Monitoring crews clip wild licorice and non-native sweet clover from around the native cottonwood trees to give them more space.

A small reprieve came in mid-July when the southwest started seeing monsoonal rains swell and roar down bone-dry creeks and washes. When I was driving back from a site visit in Slickrock where we are setting up a five-year geomorphological monitoring program with Fort Lewis College, Colorado Mesa University, Colorado Parks and Wildlife, and others; I was lucky to witness Salt Creek (which is almost always dry), come to life with a flash flood; the earth vibrating as I could feel large boulders shifting under the powerful current, and full-size trees fly by in the fastest part of the channel. 



Salt Creek after heavy rain in mid-July of 2021 

Flows from Salt Creek and many other usually-dry tributaries brought the flows in the Dolores River up substantially, in some cases over 1,000 cfs!

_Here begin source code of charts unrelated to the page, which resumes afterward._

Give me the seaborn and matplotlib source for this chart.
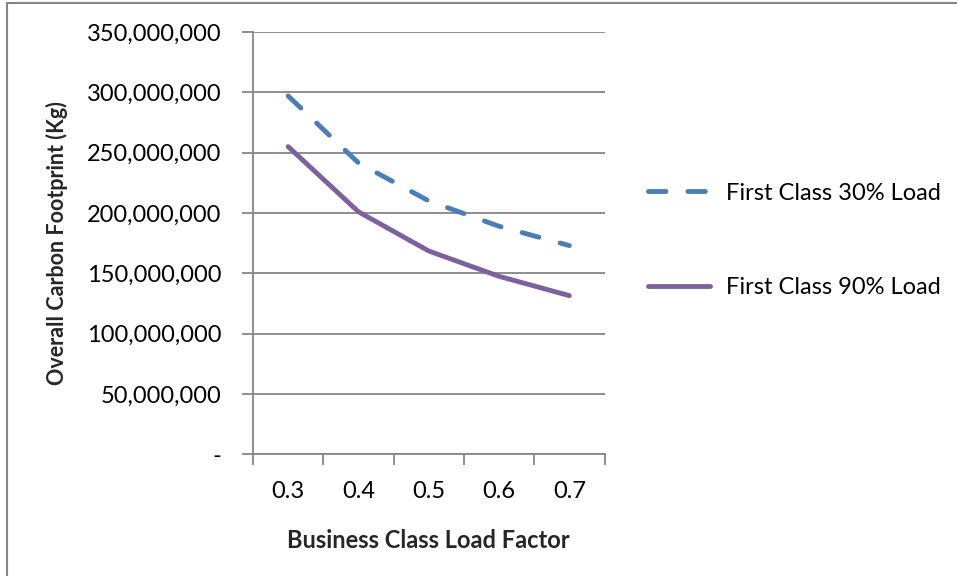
import matplotlib
matplotlib.use("Agg")
import matplotlib.pyplot as plt
from matplotlib.ticker import FuncFormatter, FixedLocator, NullFormatter
import seaborn as sns
import pandas as pd

# Business class load factor categories
load_factors = ["0.3", "0.4", "0.5", "0.6", "0.7"]
# Overall carbon footprint (kg) for each first-class load scenario
first_30 = [297_000_000, 241_500_000, 210_000_000, 189_000_000, 173_000_000]
first_90 = [255_000_000, 201_000_000, 168_500_000, 147_500_000, 131_500_000]
series_names = ["First Class 30% Load", "First Class 90% Load"]

df = pd.DataFrame({
    "factor": load_factors * 2,
    "footprint": first_30 + first_90,
    "series": [series_names[0]] * len(load_factors) + [series_names[1]] * len(load_factors),
})

sns.set_theme(style="white")
plt.rcParams["font.family"] = ["Lato", "DejaVu Sans"]

fig = plt.figure(figsize=(9.57, 5.76), dpi=100)
ax = fig.add_axes([253 / 957, 1 - 454.3 / 576, 351.5 / 957, 422.3 / 576])

palette = {series_names[0]: "#4A7EBB", series_names[1]: "#7D60A0"}
dashes = {series_names[0]: (3.6, 4.5), series_names[1]: ""}
sns.lineplot(data=df, x="factor", y="footprint", hue="series", style="series",
             palette=palette, dashes=dashes, linewidth=3.5, legend=False, ax=ax,
             sort=False)
for ln in ax.lines:
    ln.set_dash_capstyle("round")
    ln.set_solid_capstyle("round")
    ln.set_solid_joinstyle("round")

grid_col = "#868686"
tick_size = 17
ax.set_ylim(0, 350_000_000)
ax.set_xlim(-0.5, len(load_factors) - 0.5)
ax.set_yticks(range(0, 350_000_001, 50_000_000))
ax.yaxis.set_major_formatter(FuncFormatter(lambda v, p: "-" if v == 0 else f"{int(v):,}"))
ax.yaxis.grid(True, color=grid_col, linewidth=1.3)
ax.set_axisbelow(True)

# category boundaries carry the tick marks, labels sit at category centres
ax.xaxis.set_major_locator(FixedLocator([i - 0.5 for i in range(len(load_factors) + 1)]))
ax.xaxis.set_major_formatter(NullFormatter())
ax.xaxis.set_minor_locator(FixedLocator(list(range(len(load_factors)))))
ax.set_xticklabels(load_factors, minor=True)
ax.tick_params(axis="x", which="major", direction="out", length=8, width=1.3, color=grid_col, bottom=True)
ax.tick_params(axis="x", which="minor", length=0, pad=19, labelsize=tick_size, labelcolor="black")
ax.tick_params(axis="y", direction="out", length=8, width=1.3, color=grid_col, left=True,
               pad=15, labelsize=tick_size, labelcolor="black")

for side in ("top", "right"):
    ax.spines[side].set_visible(False)
for side in ("left", "bottom"):
    ax.spines[side].set_color(grid_col)
    ax.spines[side].set_linewidth(1.3)

ax.set_xlabel("Business Class Load Factor", fontsize=17, fontweight="bold")
ax.set_ylabel("Overall Carbon Footprint (Kg)", fontsize=15.5, fontweight="bold")
ax.xaxis.set_label_coords(0.5, (454.3 - 541) / 422.3)
ax.xaxis.label.set_va("center")
ax.yaxis.set_label_coords((57 - 253) / 351.5, 0.5)
ax.yaxis.label.set_va("center")

leg = ax.legend(ax.lines[:2], series_names, loc="center left",
                bbox_to_anchor=(1.0, 0.507), frameon=False, fontsize=tick_size,
                handlelength=2.63, handletextpad=0.68, labelspacing=3.1, borderaxespad=1.44)
for txt in leg.get_texts():
    txt.set_color("black")

# outer chart border
fig.add_artist(plt.Line2D([6.5 / 957, 6.5 / 957], [0, 1 - 2.5 / 576], transform=fig.transFigure,
                          color=grid_col, linewidth=1.5))
fig.add_artist(plt.Line2D([6.5 / 957, 1], [1 - 2.5 / 576, 1 - 2.5 / 576], transform=fig.transFigure,
                          color=grid_col, linewidth=1.5))

fig.savefig("out.png", dpi=100)
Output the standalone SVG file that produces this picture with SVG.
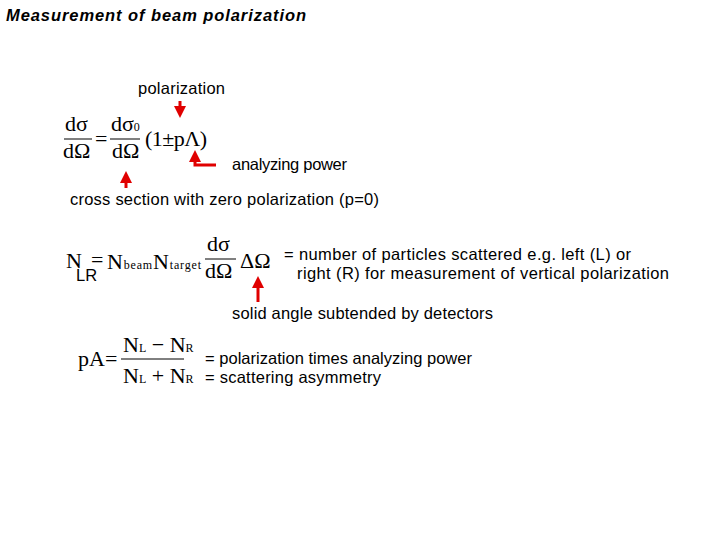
<svg xmlns="http://www.w3.org/2000/svg" width="720" height="540" viewBox="0 0 720 540">
<style>
.t{font-family:"Liberation Sans",Arial,sans-serif;font-size:16.5px;fill:#000}
.m{font-family:"Liberation Serif","Times New Roman",serif;font-size:22px;fill:#000}
.s{font-size:12px}
.r{stroke:#e00000;fill:none;stroke-width:3}
.f{stroke:#000;stroke-width:1}
</style>
<defs><marker id="a" markerWidth="4" markerHeight="4" refX="2" refY="2" orient="auto"><path d="M0,0L4,2L0,4Z" fill="#e00000"/></marker></defs>
<rect width="720" height="540" fill="#fff"/>
<text x="6" y="21" class="t" font-style="italic" font-weight="bold" font-size="18" textLength="300">Measurement of beam polarization</text>
<g id="eq1">
<text x="65" y="131" class="m">dσ</text><line x1="64" y1="139" x2="92" y2="139" class="f"/><text x="63" y="158" class="m">dΩ</text>
<text x="95" y="146" class="m">=</text>
<text x="111" y="131" class="m">dσ<tspan class="s">0</tspan></text><line x1="110" y1="139" x2="140" y2="139" class="f"/><text x="112" y="158" class="m">dΩ</text>
<text x="145" y="146" class="m" textLength="62">(1±pΛ)</text>
</g>
<g id="eq2">
<text x="66" y="268" class="m">N</text><text x="76" y="281" class="t" font-size="9">LR</text>
<text x="91" y="267" class="m">=</text>
<text x="107" y="269" class="m" textLength="94">N<tspan class="s">beam</tspan>N<tspan class="s">target</tspan></text>
<text x="207" y="251" class="m">dσ</text><line x1="205" y1="259" x2="236" y2="259" class="f"/><text x="205" y="278" class="m">dΩ</text>
<text x="240" y="268" class="m">ΔΩ</text>
</g>
<g id="eq3">
<text x="78" y="366" class="m">pA</text><text x="105" y="366" class="m">=</text>
<text x="123" y="352" class="m">N<tspan class="s">L</tspan> − N<tspan class="s">R</tspan></text>
<line x1="121" y1="359" x2="184" y2="359" class="f"/>
<text x="123" y="383" class="m">N<tspan class="s">L</tspan> + N<tspan class="s">R</tspan></text>
</g>
<g id="labels">
<text x="138" y="94" class="t" textLength="87">polarization</text>
<text x="232" y="170" class="t" textLength="115">analyzing power</text>
<text x="70" y="205" class="t" textLength="309">cross section with zero polarization (p=0)</text>
<text x="284" y="260" class="t" textLength="347">= number of particles scattered e.g. left (L) or</text>
<text x="297" y="279" class="t" textLength="372">right (R) for measurement of vertical polarization</text>
<text x="232" y="319" class="t" textLength="261">solid angle subtended by detectors</text>
<text x="205" y="364" class="t" textLength="267">= polarization times analyzing power</text>
<text x="205" y="383" class="t" textLength="176">= scattering asymmetry</text>
</g>
<g id="connectors">
<path d="M180,101V112" class="r" marker-end="url(#a)"/>
<path d="M216,165H195V156" class="r" marker-end="url(#a)"/>
<path d="M126,188V177" class="r" marker-end="url(#a)"/>
<path d="M258,302V282" class="r" stroke-width="4" marker-end="url(#a)"/>
</g>
</svg>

The water, caked with sediment and pungent with organic material, was pulling wood and mud downriver and eventually into the Colorado River. However, much of this flood water will seep into the groundwater table and replenish these dwindling underground reservoirs, helping support the whole river for the next season. 

This year was a reminder of how variable desert rivers are, and how we need to keep working together to both adapt and mitigate for future dry years. Climate change is impacting what we can expect from our rivers, so it is important to better understand these changes and how we can adapt and mitigate our restoration efforts. It takes long-term stewardship, monitoring, and restoration to support these places, and we’re excited to be a part of this process on the Dolores River.